Plenty of yogis tend to diss this mat, and I can see why. It lacks a grippy rubber top surface to keep feet from slipping away from hands in Downward-Facing Dog, for instance, which could very well result in a faceplant. Instead, the soft rug/mat is, honestly, a little slippery. The 8 percent of the loomed rug that is not cotton is all-natural jute, which helps with some grip. Raised ridges at both ends provide extra texture to root down feet and hands in certain poses and the cotton becomes grippier when sweat upon, but still, it’s much slicker than a traditional rubber yoga mat.
But that’s part of why I love it. I’m someone who likes a physical challenge. I’m also someone who takes advantage of every single strengthening benefit I can get, whether that’s from carrying a loaded backpack when I run with my dog, or practicing yoga on a mat that requires total focus and muscle engagement or else…faceplant.
I’m a trail runner. I place a high value on grip and traction. But immediately upon dialing up a CorePower class on my phone at home on this mat, I liked having to work a little harder to not slip. It’s not that I don’t think yoga on a regular, stickier mat isn’t hard. But on this rug-like mat, although poses can feel a tad precarious at first, I’ve felt the engagement of everything from my core muscles to my connective tissue, and I dig it. (I’ve since seen Instagram ads affirming my observation that using Oko Living “mats” enhances a person’s yoga practice and makes them stronger.) The rug is not as slick as a Slip-n-Slide. It’s just not nearly as sticky as a rubber mat—but it doesn’t smell or feel like rubber, either.

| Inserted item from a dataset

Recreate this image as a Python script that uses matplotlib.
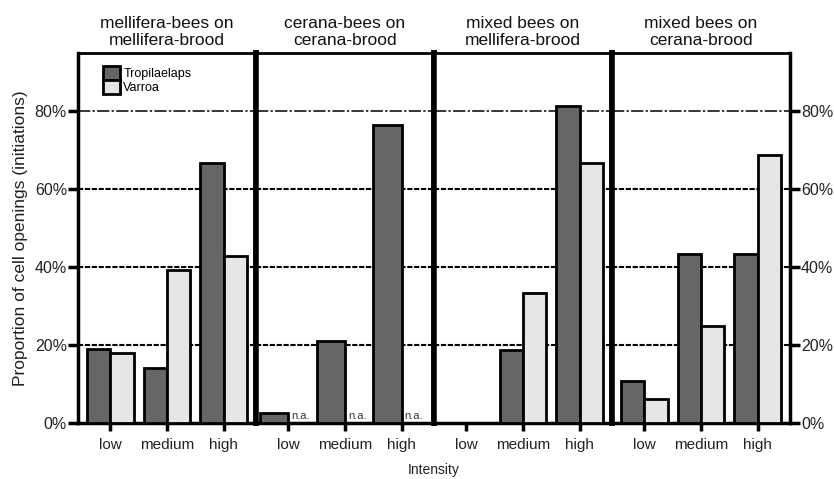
import matplotlib
matplotlib.use("Agg")
import matplotlib.pyplot as plt
from matplotlib.patches import Patch
import numpy as np

plt.rcParams['font.family'] = ['Liberation Sans', 'DejaVu Sans']

panels = ["mellifera-bees on\nmellifera-brood", "cerana-bees on\ncerana-brood",
          "mixed bees on\nmellifera-brood", "mixed bees on\ncerana-brood"]
categories = ["low", "medium", "high"]
tropilaelaps = [[18.9, 14.1, 66.8], [2.5, 21.1, 76.4], [0.0, 18.8, 81.5], [10.8, 43.4, 43.4]]
varroa = [[17.9, 39.3, 42.9], [None, None, None], [0.0, 33.3, 66.8], [6.2, 25.0, 68.9]]
yticks = [0, 20, 40, 60, 80]
ytick_labels = ["0%", "20%", "40%", "60%", "80%"]

dark = "#666666"
light = "#e6e6e6"

fig = plt.figure(figsize=(8.34, 4.79), dpi=100)
left, right, top, bottom = 78/834, 790/834, 1-53/479, 1-423/479
axes = []
w_total = right - left
for i in range(4):
    ax = fig.add_axes([left + i*w_total/4, bottom, w_total/4, top-bottom])
    axes.append(ax)

x = np.arange(len(categories))
for i, ax in enumerate(axes):
    ax.set_xlim(-0.57, 2.57)
    ax.set_ylim(0, 95)
    for yv in yticks[1:]:
        ls = (0, (8, 1.5, 1.5, 1.5)) if yv == 80 else (0, (2.5, 0.8))
        lw = 1.1 if yv == 80 else 1.5
        ax.axhline(yv, color="black", lw=lw, ls=ls, zorder=1)
    na = all(v is None for v in varroa[i])
    bw = 0.5 if na else 0.41
    for j in range(len(categories)):
        t = tropilaelaps[i][j]
        if t:
            ax.bar(x[j], t, width=bw, align="edge", color=dark, edgecolor="black",
                   lw=2, zorder=3)
            ax.patches[-1].set_x(x[j]-bw)
        v = varroa[i][j]
        if v is None:
            ax.text(x[j]+0.05, 0.6, "n.a.", fontsize=8, color="#333333",
                    ha="left", va="bottom", zorder=4)
        elif v:
            ax.bar(x[j], v, width=bw, align="edge", color=light, edgecolor="black",
                   lw=2, zorder=3)
    ax.set_xticks(x)
    ax.set_xticklabels(categories, fontsize=11, color="#222222")
    ax.tick_params(axis="x", direction="out", length=6, width=2.5, pad=5)
    ax.set_title(panels[i], fontsize=12.5, pad=6, color="#111111", linespacing=1.1)
    for s in ax.spines.values():
        s.set_linewidth(2.5)
    ax.spines["top"].set_linewidth(2)
    if i > 0:
        ax.spines["left"].set_linewidth(4)
    if i < 3:
        ax.spines["right"].set_linewidth(4)
    if i == 0:
        ax.set_yticks(yticks)
        ax.set_yticklabels(ytick_labels, fontsize=11.5, color="#222222")
        ax.tick_params(axis="y", direction="out", length=7, width=2.5, pad=1)
        ax.set_ylabel("Proportion of cell openings (initiations)", fontsize=12.5,
                      color="#222222", labelpad=5)
    elif i == 3:
        ax.yaxis.tick_right()
        ax.set_yticks(yticks)
        ax.set_yticklabels(ytick_labels, fontsize=11.5, color="#222222")
        ax.tick_params(axis="y", direction="out", length=7, width=2.5, pad=1)
    else:
        ax.set_yticks([])

handles = [Patch(facecolor=dark, edgecolor="black", lw=2, label="Tropilaelaps"),
           Patch(facecolor=light, edgecolor="black", lw=2, label="Varroa")]
axes[0].legend(handles=handles, loc="upper left", bbox_to_anchor=(0.1, 0.985),
               frameon=False, prop={"size": 9}, handlelength=1.3, handleheight=1.35,
               labelspacing=0.0, handletextpad=0.3, borderaxespad=0.2)

fig.text((left+right)/2, 1-470/479, "Intensity", fontsize=10, ha="center", va="center",
         color="#222222")

fig.savefig("out.png", dpi=100)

Besides feeling stronger and more in control of my body in poses every time I use this rug, I also love how my bare feet feel against it when I’m in poses or doing squats, and how my hands feel connected to its soft, organic cotton texture. And I appreciate how the natural tree rubber coating on its bottom side grips to hard surfaces to keep the mat from slipping on the floor; and grips just enough to not move on carpet.
I have washed the rug—it’s said to be washable with the included bag of wildcrafted soap nuts (I’m not making this up) that serve as laundry detergent. It emerged from the wash and air dry clean, albeit with some cotton fuzzies still requiring occasional removal weeks later. I pull them off like I pull tufts off my shedding dog.
Earlier this summer, I unpacked the 74-inch-long by 27-inch-wide mat from my bag three times while in Costa Rica. Once to do an hour-long class, using my phone and headphones, in a dedicated open-air yoga space that wasn’t in use. Once to do a 45-minute class on a hotel balcony overlooking a rainforest. The third time to do bodyweight exercises on a wooden platform next to a river. My magic carpet served me well—freeing me to spontaneously indulge in a workout whenever and wherever I wanted—as it has in a hotel room in Santa Fe where I banged out a 40-minute core strengthening session during a busy work trip, and in my in-laws’s carpeted basement basement where I did yoga facing a sliding glass door that lead to dense Maryland woods.
This magic (yoga) carpet will continue to transport me to a place where I’m a fitter, Zen-like being, whether I’m traveling or using it in my own house.